Debt Collection Rule and Call Limits—A Second Look
The Consumer Financial Protection Bureau’s (CFPB) debt collection rule issued in 2020, which amended Regulation F, is now in effect. The NAFCU compliance team has blogged about it a couple of times. In 2019 we blogged about the call limits in the proposed rule. After the first part of the rule was finalized in October 2020, the team blogged about some general principles running through the first final rule and what constitutes a communication and a limited-content message under the rule. And in December 2020, the compliance team blogged about the second part of the debt collection rule finalized by the CFPB, including the treatment of deceased consumers, the requirements related to time-barred debt and passive collections, and the requirements related to validation notices. Today’s blog is going to return to the call limits in section 1006.14 of Regulation F.
Section 806 of the Fair Debt Collection Practices Act (FDCPA) prohibits debt collectors from “engag[ing] in any conduct the natural consequence of which is to harass, oppress, or abuse any person in connection with the collection of a debt.” Section 1006.14 of Regulation F provides debt collectors with guidance about what may constitute conduct that violates section 806 of the FDCPA. Section 1006.14(b)(1) sets forth the general rule that “[i]n connection with the collection of a debt, a debt collector must not place telephone calls or engage any person in telephone conversation repeatedly or continuously with intent to annoy, abuse, or harass any person at the called number.”

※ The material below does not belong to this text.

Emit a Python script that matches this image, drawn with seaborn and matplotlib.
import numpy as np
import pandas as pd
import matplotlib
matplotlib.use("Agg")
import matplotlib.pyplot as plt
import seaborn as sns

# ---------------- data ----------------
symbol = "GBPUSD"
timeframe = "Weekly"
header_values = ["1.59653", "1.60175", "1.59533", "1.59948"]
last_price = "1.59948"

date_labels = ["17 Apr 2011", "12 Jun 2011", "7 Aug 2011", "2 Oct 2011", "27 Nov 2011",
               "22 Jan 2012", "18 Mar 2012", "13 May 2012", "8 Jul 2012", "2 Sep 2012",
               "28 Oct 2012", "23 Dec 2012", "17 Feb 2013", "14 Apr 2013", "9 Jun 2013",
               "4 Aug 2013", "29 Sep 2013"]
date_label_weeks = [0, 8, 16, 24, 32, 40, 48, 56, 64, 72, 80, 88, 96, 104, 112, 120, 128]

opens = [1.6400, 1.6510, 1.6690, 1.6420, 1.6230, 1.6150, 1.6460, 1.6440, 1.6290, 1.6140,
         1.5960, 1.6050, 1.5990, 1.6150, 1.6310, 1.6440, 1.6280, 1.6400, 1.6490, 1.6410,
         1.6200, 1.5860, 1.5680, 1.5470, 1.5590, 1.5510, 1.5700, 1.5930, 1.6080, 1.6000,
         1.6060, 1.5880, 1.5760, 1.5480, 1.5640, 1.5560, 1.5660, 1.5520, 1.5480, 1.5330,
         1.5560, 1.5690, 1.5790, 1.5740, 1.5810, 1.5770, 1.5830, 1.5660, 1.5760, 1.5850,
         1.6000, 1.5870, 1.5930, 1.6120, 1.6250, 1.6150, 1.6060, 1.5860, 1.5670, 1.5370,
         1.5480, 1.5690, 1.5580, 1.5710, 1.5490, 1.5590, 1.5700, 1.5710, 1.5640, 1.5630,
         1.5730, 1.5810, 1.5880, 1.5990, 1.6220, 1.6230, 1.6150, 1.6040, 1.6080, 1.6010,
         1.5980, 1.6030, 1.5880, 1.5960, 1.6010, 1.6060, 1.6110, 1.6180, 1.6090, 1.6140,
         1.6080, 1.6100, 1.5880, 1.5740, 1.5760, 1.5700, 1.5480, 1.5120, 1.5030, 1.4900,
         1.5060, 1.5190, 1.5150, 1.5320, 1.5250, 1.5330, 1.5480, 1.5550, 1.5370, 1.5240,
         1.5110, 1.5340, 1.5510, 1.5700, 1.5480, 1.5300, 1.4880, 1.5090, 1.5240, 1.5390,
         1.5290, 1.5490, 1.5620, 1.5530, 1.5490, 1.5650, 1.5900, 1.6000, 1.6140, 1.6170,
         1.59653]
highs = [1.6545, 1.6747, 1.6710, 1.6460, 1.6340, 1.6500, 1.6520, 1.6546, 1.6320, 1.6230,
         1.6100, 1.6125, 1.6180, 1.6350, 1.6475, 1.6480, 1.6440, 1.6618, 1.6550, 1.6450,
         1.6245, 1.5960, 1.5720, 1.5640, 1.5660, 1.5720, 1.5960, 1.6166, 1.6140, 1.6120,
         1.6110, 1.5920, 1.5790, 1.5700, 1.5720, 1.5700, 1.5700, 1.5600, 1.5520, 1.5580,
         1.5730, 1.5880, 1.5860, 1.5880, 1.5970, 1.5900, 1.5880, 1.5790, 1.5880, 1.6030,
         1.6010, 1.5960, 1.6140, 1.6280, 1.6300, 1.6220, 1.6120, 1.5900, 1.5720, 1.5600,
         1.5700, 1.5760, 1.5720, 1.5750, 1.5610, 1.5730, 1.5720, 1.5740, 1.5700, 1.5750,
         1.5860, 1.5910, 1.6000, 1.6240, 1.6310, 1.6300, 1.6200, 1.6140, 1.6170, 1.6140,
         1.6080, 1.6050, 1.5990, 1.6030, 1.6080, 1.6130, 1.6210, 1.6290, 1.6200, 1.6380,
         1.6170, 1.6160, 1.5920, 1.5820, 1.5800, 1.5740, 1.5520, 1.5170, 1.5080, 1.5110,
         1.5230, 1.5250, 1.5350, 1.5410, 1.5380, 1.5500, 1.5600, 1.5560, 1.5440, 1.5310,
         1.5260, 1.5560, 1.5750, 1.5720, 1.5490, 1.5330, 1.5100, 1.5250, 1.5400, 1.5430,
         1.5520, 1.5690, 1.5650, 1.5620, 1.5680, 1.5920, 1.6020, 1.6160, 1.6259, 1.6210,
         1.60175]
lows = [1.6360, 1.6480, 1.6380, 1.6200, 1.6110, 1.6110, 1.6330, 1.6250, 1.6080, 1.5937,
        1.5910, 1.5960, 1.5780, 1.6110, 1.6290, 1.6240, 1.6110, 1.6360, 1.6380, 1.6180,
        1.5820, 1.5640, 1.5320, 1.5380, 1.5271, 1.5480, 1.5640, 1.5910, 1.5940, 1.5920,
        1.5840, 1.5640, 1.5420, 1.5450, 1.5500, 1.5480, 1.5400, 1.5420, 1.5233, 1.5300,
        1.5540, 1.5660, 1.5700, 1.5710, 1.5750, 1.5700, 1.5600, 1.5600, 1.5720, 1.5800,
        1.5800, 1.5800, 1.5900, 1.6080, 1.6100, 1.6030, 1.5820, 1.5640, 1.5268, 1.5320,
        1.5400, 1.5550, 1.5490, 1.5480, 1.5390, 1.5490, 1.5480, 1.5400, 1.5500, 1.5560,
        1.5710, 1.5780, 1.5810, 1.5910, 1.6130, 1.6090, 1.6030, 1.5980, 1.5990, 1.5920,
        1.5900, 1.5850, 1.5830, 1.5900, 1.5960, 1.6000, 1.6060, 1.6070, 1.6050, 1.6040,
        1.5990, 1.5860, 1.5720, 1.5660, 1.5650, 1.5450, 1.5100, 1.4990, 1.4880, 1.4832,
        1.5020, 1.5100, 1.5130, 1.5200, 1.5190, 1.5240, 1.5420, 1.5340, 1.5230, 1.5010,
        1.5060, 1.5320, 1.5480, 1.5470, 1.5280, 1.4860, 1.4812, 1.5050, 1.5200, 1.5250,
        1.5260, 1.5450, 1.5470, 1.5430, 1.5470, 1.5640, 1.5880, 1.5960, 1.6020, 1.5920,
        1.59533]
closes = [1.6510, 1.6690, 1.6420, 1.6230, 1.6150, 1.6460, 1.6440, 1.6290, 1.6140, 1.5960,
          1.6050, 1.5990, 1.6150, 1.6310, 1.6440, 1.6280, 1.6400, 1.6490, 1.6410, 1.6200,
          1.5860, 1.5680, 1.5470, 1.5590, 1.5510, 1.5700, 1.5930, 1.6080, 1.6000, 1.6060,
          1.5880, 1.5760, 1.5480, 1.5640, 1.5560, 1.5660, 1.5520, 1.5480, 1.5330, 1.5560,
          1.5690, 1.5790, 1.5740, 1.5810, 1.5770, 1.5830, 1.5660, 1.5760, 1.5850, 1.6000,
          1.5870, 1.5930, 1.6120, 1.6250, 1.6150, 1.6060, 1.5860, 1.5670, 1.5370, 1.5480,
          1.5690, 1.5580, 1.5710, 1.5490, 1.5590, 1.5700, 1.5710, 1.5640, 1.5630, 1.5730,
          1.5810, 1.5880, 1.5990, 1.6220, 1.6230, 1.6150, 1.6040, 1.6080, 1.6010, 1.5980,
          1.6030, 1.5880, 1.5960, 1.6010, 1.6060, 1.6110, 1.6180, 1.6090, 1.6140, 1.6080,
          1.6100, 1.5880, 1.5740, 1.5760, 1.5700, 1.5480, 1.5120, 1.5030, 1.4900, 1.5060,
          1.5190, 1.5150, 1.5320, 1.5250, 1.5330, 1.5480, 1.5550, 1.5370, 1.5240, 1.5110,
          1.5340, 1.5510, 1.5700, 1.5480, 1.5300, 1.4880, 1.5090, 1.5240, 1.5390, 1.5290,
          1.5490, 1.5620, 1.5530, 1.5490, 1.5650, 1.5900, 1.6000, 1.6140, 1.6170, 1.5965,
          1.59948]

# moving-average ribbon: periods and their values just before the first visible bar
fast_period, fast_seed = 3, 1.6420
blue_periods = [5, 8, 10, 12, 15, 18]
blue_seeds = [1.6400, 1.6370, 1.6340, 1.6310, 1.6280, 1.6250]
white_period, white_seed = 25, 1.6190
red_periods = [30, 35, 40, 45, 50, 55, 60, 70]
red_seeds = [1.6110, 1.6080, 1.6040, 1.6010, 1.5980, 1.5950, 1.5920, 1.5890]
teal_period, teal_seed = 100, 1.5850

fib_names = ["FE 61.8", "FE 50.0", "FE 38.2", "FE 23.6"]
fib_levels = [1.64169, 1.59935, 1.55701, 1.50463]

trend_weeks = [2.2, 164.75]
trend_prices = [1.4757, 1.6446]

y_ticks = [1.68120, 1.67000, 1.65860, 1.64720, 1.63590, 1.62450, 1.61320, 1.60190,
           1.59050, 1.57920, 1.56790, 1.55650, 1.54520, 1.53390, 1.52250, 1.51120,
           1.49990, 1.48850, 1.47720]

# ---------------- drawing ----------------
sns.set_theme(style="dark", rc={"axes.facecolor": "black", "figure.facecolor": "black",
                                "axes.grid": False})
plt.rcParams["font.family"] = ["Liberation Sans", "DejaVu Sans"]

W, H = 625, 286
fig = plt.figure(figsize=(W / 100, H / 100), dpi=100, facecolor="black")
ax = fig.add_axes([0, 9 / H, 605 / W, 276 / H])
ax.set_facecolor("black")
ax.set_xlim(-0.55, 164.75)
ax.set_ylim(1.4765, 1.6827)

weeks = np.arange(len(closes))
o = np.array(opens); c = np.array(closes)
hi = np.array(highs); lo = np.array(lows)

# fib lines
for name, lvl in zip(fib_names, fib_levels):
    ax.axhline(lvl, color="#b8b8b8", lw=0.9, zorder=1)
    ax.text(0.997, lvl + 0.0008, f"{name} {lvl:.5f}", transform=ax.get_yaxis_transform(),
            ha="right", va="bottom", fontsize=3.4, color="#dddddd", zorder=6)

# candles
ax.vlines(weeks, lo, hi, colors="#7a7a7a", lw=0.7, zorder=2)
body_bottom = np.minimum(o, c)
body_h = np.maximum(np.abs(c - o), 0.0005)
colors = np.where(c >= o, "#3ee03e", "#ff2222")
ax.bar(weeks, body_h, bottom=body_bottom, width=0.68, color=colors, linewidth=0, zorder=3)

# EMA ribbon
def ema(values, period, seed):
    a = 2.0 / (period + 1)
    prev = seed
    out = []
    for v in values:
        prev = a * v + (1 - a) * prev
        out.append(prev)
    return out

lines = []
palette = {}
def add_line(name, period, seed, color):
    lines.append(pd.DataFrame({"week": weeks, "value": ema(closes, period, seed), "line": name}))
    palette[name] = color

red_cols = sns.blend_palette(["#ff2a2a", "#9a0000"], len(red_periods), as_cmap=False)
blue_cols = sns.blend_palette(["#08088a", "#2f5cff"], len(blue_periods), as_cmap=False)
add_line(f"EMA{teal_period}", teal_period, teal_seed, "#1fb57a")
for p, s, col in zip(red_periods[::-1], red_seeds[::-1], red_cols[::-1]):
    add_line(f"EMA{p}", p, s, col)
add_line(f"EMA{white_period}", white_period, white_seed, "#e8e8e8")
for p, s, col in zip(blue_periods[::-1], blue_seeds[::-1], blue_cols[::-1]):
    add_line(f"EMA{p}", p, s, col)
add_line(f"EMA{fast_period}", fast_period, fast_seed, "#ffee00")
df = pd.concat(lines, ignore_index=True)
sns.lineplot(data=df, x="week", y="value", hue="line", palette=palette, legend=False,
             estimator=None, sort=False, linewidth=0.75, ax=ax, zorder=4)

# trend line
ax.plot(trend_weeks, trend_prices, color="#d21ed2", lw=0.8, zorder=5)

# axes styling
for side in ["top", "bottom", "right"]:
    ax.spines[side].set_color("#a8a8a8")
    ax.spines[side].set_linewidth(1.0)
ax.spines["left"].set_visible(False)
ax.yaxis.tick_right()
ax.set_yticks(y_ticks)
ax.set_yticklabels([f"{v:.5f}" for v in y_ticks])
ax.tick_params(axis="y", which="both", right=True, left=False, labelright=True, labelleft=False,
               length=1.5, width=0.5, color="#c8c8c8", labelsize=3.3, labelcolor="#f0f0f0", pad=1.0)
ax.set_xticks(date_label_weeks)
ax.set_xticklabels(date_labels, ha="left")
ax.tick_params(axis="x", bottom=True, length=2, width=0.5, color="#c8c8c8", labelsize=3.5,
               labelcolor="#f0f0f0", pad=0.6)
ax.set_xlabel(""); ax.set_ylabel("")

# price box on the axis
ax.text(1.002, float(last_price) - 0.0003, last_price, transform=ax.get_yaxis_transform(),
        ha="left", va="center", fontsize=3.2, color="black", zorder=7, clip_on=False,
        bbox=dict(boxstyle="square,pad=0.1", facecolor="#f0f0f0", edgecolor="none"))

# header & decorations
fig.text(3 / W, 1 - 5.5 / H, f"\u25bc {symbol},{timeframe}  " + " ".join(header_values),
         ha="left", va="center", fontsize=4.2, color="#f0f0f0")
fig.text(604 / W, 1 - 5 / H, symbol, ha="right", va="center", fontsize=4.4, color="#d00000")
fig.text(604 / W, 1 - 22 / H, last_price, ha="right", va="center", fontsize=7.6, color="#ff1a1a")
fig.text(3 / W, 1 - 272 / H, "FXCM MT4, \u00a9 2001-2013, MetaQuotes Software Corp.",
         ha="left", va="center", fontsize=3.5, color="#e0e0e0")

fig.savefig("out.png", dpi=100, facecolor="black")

The call limits described in sections 1006.14(b)(2)(i)(A) and (B) provide a presumption of compliance that a debt collector does not violate the general prohibition in section 1006.14(b)(1). This means that a debt collector is presumed not to have violated the general prohibition if the debt collector has not called a person in connection with the collection of a debt: (1) more than seven times in a period of seven consecutive days, or (2) within seven days after speaking on the phone with someone about a debt.

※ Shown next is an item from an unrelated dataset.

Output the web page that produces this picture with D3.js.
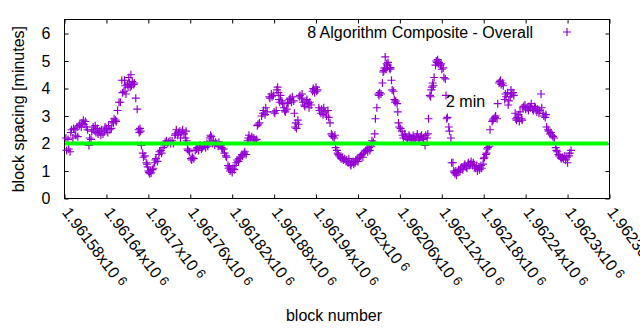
<!DOCTYPE html>
<html>
<head>
<meta charset="utf-8">
<script src="https://cdn.jsdelivr.net/npm/d3@7"></script>
<style>
  body { margin: 0; background: #fff; }
  text { font-family: "Liberation Sans", Arial, sans-serif; font-size: 16px; fill: #000; }
</style>
</head>
<body>
<svg id="chart"></svg>
<script>
// chart data
var blockBase = 1961580;
// [block - blockBase, spacing in minutes]
var spacingSamples = [
  [2,2.2],[3,1.75],[5,2.15],[6,1.8],[8,1.7],[9,2.4],[10,2.5],[12,2.2],[13,2.55],[15,2.5],[16,2.3],[18,2.6],
  [19,2.25],[21,2.65],[22,2.7],[24,2.6],[25,2.75],[27,2.85],[28,2.7],[30,2.8],[31,2.6],[33,2.5],[35,1.93],
  [36,2.2],[38,2.15],[39,2.45],[41,2.6],[42,2.5],[44,2.65],[45,2.4],[47,2.55],[48,2.35],[50,2.45],[52,2.3],
  [53,2.5],[55,2.35],[57,2.45],[58,2.6],[60,2.55],[62,2.4],[63,2.65],[65,2.5],[67,2.55],[68,2.8],[70,2.75],
  [71,2.9],[73,2.85],[74,2.8],[76,3.2],[78,3.5],
  [80,3.5],[82,4.3],[83,3.85],[85,3.9],[86,4.3],[87,4.1],[88,3.8],[90,4.15],[91,4.05],[92,4.4],[93,4.2],
  [94,4.05],[95,4.5],[96,4.1],[97,4.25],[99,4.15],[100,4.2],[102,3.65],[104,3.25],[106,2.5],[107,2.4],
  [108,2.55],[109,2.45],[110,1.93],[112,1.65],[113,1.5],[115,1.55],
  [117,1.3],[118,1.25],[119,1.15],[120,1.0],[121,0.95],[122,0.9],[123,1.0],[124,0.93],[126,1.05],[127,1.1],
  [129,1.3],[130,1.4],[131,1.45],[133,1.35],[135,1.6],[136,1.7],[138,1.75],[139,1.65],[141,1.85],[143,1.95],
  [144,2.05],[146,2.1],[147,2.0],[149,2.05],[151,2.1],[152,2.0],[154,2.1],[156,2.0],[158,2.3],[159,2.35],
  [160,2.5],[162,2.3],[163,2.4],[165,2.45],[166,2.2],[168,2.4],[169,2.5],[171,2.35],[173,2.2],[174,2.45],
  [175,2.1],[176,1.8],[177,1.75],[179,1.7],[181,1.45],[182,1.4],[183,1.5],[185,1.45],[187,1.75],[189,1.8],
  [190,1.85],[192,1.75],[193,1.9],[194,1.95],
  [196,1.8],[197,1.85],[199,1.9],[200,1.95],[202,1.85],[204,2.0],[205,1.9],[207,2.05],[208,2.2],[209,2.3],
  [210,2.25],[212,2.0],[213,2.1],[215,1.95],[216,2.05],[218,2.0],[220,1.9],[221,2.05],[223,1.95],[225,1.85],
  [226,1.8],[228,1.8],[229,1.65],[231,1.55],[232,1.5],[234,1.2],[235,1.1],[236,1.15],[237,1.0],[238,1.05],
  [240,0.95],[241,1.1],[243,1.05],[244,1.2],[246,1.3],[247,1.4],[249,1.35],[250,1.45],[252,1.5],[254,1.6],
  [255,1.55],[257,1.65],[258,1.7],[260,1.6],[262,2.1],[263,2.2],[264,2.3],[266,2.15],[268,2.25],[270,2.15],
  [271,2.2],[273,2.1],[275,2.15],[276,2.65],[277,2.7],[279,2.75],
  [282,3.0],[284,3.1],[285,3.2],[287,3.05],[288,3.3],[290,3.15],[293,3.7],[294,3.65],[296,3.8],[297,3.7],
  [299,3.75],[300,3.15],[301,3.1],[303,3.2],[304,3.95],[305,4.05],[306,3.85],[307,3.6],[308,3.5],[309,3.75],
  [311,3.55],[312,3.45],[314,3.3],[315,3.2],[316,3.15],[318,3.25],[319,3.5],[320,3.45],[322,3.6],[323,3.65],
  [325,3.5],[326,3.7],[328,3.55],[329,3.1],[330,2.6],[331,2.75],[332,2.55],[334,2.85],[335,2.7],[336,3.7],
  [337,3.75],[339,3.65],[340,3.8],[341,3.5],[343,3.4],[344,3.35],[346,3.55],[347,3.6],[349,3.45],[350,3.3],
  [351,3.5],[353,3.4],[355,3.9],[356,4.0],[357,3.95],[358,3.85],[360,4.05],[361,3.9],[362,3.95],[364,3.3],
  [365,3.2],[367,3.1],[368,3.25],[370,3.05],[371,3.3],[373,3.15],[375,3.0],[377,3.2],[378,2.95],[380,2.75],
  [382,2.35],[383,2.3],[384,2.25],[386,2.2],[387,2.3],[388,1.85],[390,1.75],[391,1.65],[392,1.6],[393,1.55],
  [395,1.5],[396,1.45],[398,1.5],[399,1.4],[401,1.45],
  [403,1.35],[404,1.4],[406,1.3],[407,1.45],[409,1.25],[410,1.2],[411,1.3],[413,1.35],[414,1.25],[416,1.3],
  [417,1.4],[419,1.45],[420,1.35],[422,1.5],[424,1.55],[425,1.6],[427,1.5],[428,1.65],[430,1.7],[431,1.75],
  [433,1.8],[434,1.7],[436,1.85],[437,1.75],[439,1.9],[440,2.1],[442,2.05],[444,2.35],[445,2.9],[447,3.3],
  [449,3.8],[450,3.75],[451,3.85],[453,3.8],[455,4.2],[456,4.6],[457,4.65],[458,4.75],[459,5.15],[460,4.7],
  [461,4.9],[462,4.85],[463,4.95],[465,4.75],[466,4.7],[467,4.75],[468,4.3],[469,3.95],[471,3.9],[472,3.6],
  [473,3.5],[474,3.55],[476,3.45],[477,3.15],[478,2.75],[479,2.6],[481,2.55],
  [483,2.45],[484,2.3],[485,2.2],[487,2.35],[488,2.25],[490,2.2],[491,2.15],[493,2.3],[494,2.25],[496,2.2],
  [497,2.1],[499,2.3],[500,2.2],[502,2.15],[504,2.25],[505,2.35],[507,2.2],[508,2.1],[510,2.25],[511,2.3],
  [513,2.15],[514,2.2],[516,1.93],[517,2.3],[519,2.2],[520,2.35],[521,2.9],
  [523,3.75],[524,3.7],[525,3.95],[526,4.05],[527,4.2],[528,4.1],[529,4.4],[531,4.85],[532,5.0],[533,4.95],
  [534,5.05],[535,4.9],[536,4.95],[538,4.85],[539,4.9],[540,4.7],[542,4.75],[543,4.4],[545,4.35],[546,3.75],
  [547,2.9],[548,2.95],[550,2.6],[551,2.45],[553,2.2],[554,1.3],
  [556,1.3],[557,1.0],[558,0.95],[559,0.9],[560,1.0],[561,0.85],[563,0.95],[564,1.05],[566,1.0],[567,1.1],
  [569,1.15],[570,1.05],[572,1.2],[573,1.25],[575,1.15],[576,1.1],[578,1.3],[579,1.2],[581,1.25],[582,1.35],
  [584,1.2],[585,1.3],[587,1.15],[588,1.1],[590,1.2],[591,1.0],[593,1.15],[594,1.05],[596,1.2],[597,1.1],
  [599,1.25],[600,1.45],[601,1.5],[603,1.6],[604,1.65],[605,1.8],[606,1.85],[608,1.9],[609,2.5],
  [612,2.8],[613,2.85],[614,2.9],[616,2.95],[617,3.0],[619,2.9],[620,3.45],[622,4.2],[623,4.25],[624,4.3],
  [625,4.15],[627,4.2],[628,4.1],[630,3.6],[631,3.8],[632,3.7],[634,3.85],[635,3.4],[636,3.55],[638,3.7],
  [639,3.95],[640,3.8],[642,3.85],[643,3.75],[645,3.1],[646,2.9],[647,2.85],[648,2.95],[650,3.05],[651,2.8],
  [652,3.15],[654,2.9],[655,2.85],[656,3.3],[657,3.35],[659,3.4],[660,3.25],[662,3.3],
  [664,3.2],[665,3.35],[667,3.3],[668,3.45],[670,3.25],[671,3.2],[673,3.35],[674,3.3],[676,3.15],[677,3.25],
  [679,3.1],[680,3.2],[682,3.8],[683,3.3],[685,3.1],[686,3.0],[688,2.95],[689,3.05],[690,2.6],[692,2.5],
  [693,2.45],[695,2.35],[696,2.4],[698,2.3],[699,2.25],[701,2.2],[703,1.85],[704,1.75],[705,1.7],[707,1.6],
  [708,1.55],[710,1.5],[711,1.45],[713,1.5],[714,1.45],[716,1.55],[717,1.4],[719,1.5],[720,1.3],[722,1.55],
  [723,1.65],[725,1.75]
];
var targetSpacing = 2;
var xDomain = [1961580, 1962360],
  xTickStep = 60,
  yDomain = [0, 6.5],
  yTicks = [0, 1, 2, 3, 4, 5, 6];
var seriesName = '8 Algorithm Composite - Overall',
  targetLabel = '2 min',
  xTitle = 'block number',
  yTitle = 'block spacing [minutes]';

// layout
var width = 640,
  height = 330,
  plotLeft = 64.5,
  plotRight = 609.5,
  plotTop = 19.75,
  plotBottom = 198.5,
  tickLen = 4,
  labelAngle = 53,
  purple = '#9400d3';

var svg = d3.select('#chart')
  .attr('width', width)
  .attr('height', height);

svg.append('rect')
  .attr('width', width)
  .attr('height', height)
  .attr('fill', '#fff');

var x = d3.scaleLinear().domain(xDomain).range([plotLeft, plotRight]);
var y = d3.scaleLinear().domain(yDomain).range([plotBottom, plotTop]);

var xTicks = d3.range(xDomain[0], xDomain[1] + 1, xTickStep);

// ticks on all four sides, pointing in
function tickAxis(axis, tx, ty) {
  var g = svg.append('g')
    .attr('transform', 'translate(' + tx + ',' + ty + ')')
    .call(axis);
  g.select('.domain').remove();
  g.selectAll('line').attr('stroke', '#000');
  return g;
}

tickAxis(d3.axisBottom(x).tickValues(xTicks).tickSize(-tickLen).tickFormat(''), 0, plotBottom);
tickAxis(d3.axisTop(x).tickValues(xTicks).tickSize(-tickLen).tickFormat(''), 0, plotTop - 0.25);
tickAxis(d3.axisRight(y).tickValues(yTicks).tickSize(-tickLen).tickFormat(''), plotRight, 0);
var yAxis = tickAxis(d3.axisLeft(y).tickValues(yTicks).tickSize(-tickLen).tickPadding(14).tickFormat(d3.format('d')), plotLeft, 0);
yAxis.selectAll('text')
  .attr('fill', '#000')
  .style('font-family', '"Liberation Sans", Arial, sans-serif')
  .style('font-size', '16px');

// rotated x tick labels like 1.96158x10^6
var xLabels = svg.append('g');
xTicks.forEach(function(t) {
  var mant = (+(t / 1e6).toFixed(5)).toString();
  var lab = xLabels.append('text')
    .attr('transform', 'translate(' + (x(t) - 3) + ',' + (plotBottom + 14) + ') rotate(' + labelAngle + ')')
    .attr('text-anchor', 'start');
  lab.append('tspan').text(mant + 'x10');
  lab.append('tspan')
    .attr('dx', 4)
    .attr('dy', -3)
    .style('font-size', '13px')
    .text('6');
});

// frame
svg.append('rect')
  .attr('x', plotLeft)
  .attr('y', plotTop - 0.25)
  .attr('width', plotRight - plotLeft)
  .attr('height', plotBottom - plotTop + 0.25)
  .attr('fill', 'none')
  .attr('stroke', '#000')
  .attr('stroke-width', 1);

// points
var plus = 'M-4,0H4M0,-4V4';
svg.append('g').selectAll('path')
  .data(spacingSamples)
  .enter().append('path')
    .attr('d', plus)
    .attr('transform', function(d) {
      return 'translate(' + x(blockBase + d[0]) + ',' + y(d[1]) + ')';
    })
    .attr('fill', 'none')
    .attr('stroke', purple)
    .attr('stroke-width', 1.2);

// 2 minute target line
svg.append('line')
  .attr('x1', plotLeft + 1)
  .attr('x2', plotRight - 1.5)
  .attr('y1', y(targetSpacing))
  .attr('y2', y(targetSpacing))
  .attr('stroke', '#00ff00')
  .attr('stroke-width', 4);

svg.append('text')
  .attr('x', 446)
  .attr('y', 107)
  .text(targetLabel);

// key
svg.append('text')
  .attr('x', 533)
  .attr('y', 38)
  .attr('text-anchor', 'end')
  .text(seriesName);
svg.append('path')
  .attr('d', plus)
  .attr('transform', 'translate(567,32)')
  .attr('fill', 'none')
  .attr('stroke', purple)
  .attr('stroke-width', 1.2);

// axis titles
svg.append('text')
  .attr('x', 334)
  .attr('y', 321)
  .attr('text-anchor', 'middle')
  .text(xTitle);

svg.append('text')
  .attr('transform', 'translate(24,' + ((plotTop + plotBottom) / 2) + ') rotate(-90)')
  .attr('text-anchor', 'middle')
  .text(yTitle);
</script>
</body>
</html>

But what if a debt collector wants or needs to make additional calls beyond what are permitted by the limits in sections 1006.14(b)(2)(i)(A) and (B)? Section 1006.14(b)(3) explains that there are three types of calls that do not count toward those limits. A call that is never connected does not count toward the limit. The commentary suggests that a busy signal or a message that a number is no longer in service is an unconnected call, but a call that is dropped after it is picked up counts toward the limits. Calls to the following persons also do not count toward the limits:
- “The consumer’s attorney;”
- “A consumer reporting agency, if otherwise permitted by law;”
- “The creditor;”
- “The creditor’s attorney; or”
- “The debt collector’s attorney.”
The third type of call that does not count toward the frequency limits are those that are made within seven consecutive days after receiving a person’s prior consent to be called. The commentary provides a couple of examples of how this exclusion works. What is clear from these examples is that the exact words used by a person to provide prior consent and the timing of calls can really affect whether the prior consent exclusion is applicable. Debt collectors, therefore, may need to be mindful of what the called person is actually consenting to and when the consent is obtained in order to document the applicability of this particular exclusion.
As explained in the compliance team’s earlier blogs about the rule, the debt collection rule generally applies to third-party debt collectors rather than credit unions collecting their own debts. Credit unions, however, may need to understand how Regulation F works to satisfy its third-party monitoring obligations if it uses third-party debt collectors or if state law requires creditors to comply with the FDCPA.